* _WRITTEN PROBLEM_
Will you quote precisely the lines that run from the top of the material below to the line containing "plt.rcParams['font.family'] = ['Liberation", both ends included?
====== GIVEN MATERIAL
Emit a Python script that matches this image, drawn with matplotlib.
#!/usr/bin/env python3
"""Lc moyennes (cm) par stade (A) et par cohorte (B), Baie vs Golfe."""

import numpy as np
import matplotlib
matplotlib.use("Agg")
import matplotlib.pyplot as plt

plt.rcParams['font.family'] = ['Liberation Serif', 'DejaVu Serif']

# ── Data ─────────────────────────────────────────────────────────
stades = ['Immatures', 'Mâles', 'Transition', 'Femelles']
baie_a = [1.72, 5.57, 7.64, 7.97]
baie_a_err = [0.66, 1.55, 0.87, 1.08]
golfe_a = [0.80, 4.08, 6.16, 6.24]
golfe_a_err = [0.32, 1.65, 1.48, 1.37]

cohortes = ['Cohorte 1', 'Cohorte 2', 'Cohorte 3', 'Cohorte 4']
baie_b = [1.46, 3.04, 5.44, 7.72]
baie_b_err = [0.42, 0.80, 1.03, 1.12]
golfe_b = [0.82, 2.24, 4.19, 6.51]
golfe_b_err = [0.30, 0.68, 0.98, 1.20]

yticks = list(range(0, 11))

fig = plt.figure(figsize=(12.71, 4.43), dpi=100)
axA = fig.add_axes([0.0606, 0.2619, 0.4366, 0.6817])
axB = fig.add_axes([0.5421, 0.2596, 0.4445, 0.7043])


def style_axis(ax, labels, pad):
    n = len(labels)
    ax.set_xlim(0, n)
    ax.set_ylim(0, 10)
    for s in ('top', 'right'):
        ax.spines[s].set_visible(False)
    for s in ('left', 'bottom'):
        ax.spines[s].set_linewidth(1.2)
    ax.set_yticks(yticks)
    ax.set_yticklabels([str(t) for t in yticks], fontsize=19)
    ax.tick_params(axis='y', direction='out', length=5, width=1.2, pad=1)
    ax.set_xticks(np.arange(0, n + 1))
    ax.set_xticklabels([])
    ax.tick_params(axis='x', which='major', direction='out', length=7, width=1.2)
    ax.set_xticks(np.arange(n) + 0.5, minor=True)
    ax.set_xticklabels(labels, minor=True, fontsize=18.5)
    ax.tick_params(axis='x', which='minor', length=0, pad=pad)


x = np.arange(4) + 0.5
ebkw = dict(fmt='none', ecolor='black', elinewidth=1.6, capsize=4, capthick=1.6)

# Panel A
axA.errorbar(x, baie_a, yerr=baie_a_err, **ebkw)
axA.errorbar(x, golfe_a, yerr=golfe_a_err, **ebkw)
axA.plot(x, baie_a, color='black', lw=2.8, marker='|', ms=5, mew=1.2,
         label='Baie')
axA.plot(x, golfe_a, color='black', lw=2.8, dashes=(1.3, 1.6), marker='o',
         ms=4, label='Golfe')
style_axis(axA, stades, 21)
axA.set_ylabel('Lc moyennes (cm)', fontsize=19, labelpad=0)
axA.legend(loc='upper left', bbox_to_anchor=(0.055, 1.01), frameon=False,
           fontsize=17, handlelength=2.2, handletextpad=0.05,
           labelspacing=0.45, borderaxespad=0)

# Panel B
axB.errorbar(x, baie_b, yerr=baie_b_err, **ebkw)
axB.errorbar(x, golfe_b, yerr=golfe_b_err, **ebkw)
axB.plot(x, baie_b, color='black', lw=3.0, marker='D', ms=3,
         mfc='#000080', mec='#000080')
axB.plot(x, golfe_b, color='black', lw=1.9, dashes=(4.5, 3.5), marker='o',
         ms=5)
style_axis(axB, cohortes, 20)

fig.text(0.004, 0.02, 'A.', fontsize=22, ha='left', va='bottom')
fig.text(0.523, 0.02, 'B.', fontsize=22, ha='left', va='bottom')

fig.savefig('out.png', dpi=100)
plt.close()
============
* _THE COMPLETED TASK_
Emit a Python script that matches this image, drawn with matplotlib.
#!/usr/bin/env python3
"""Lc moyennes (cm) par stade (A) et par cohorte (B), Baie vs Golfe."""

import numpy as np
import matplotlib
matplotlib.use("Agg")
import matplotlib.pyplot as plt

plt.rcParams['font.family'] = ['Liberation Serif', 'DejaVu Serif']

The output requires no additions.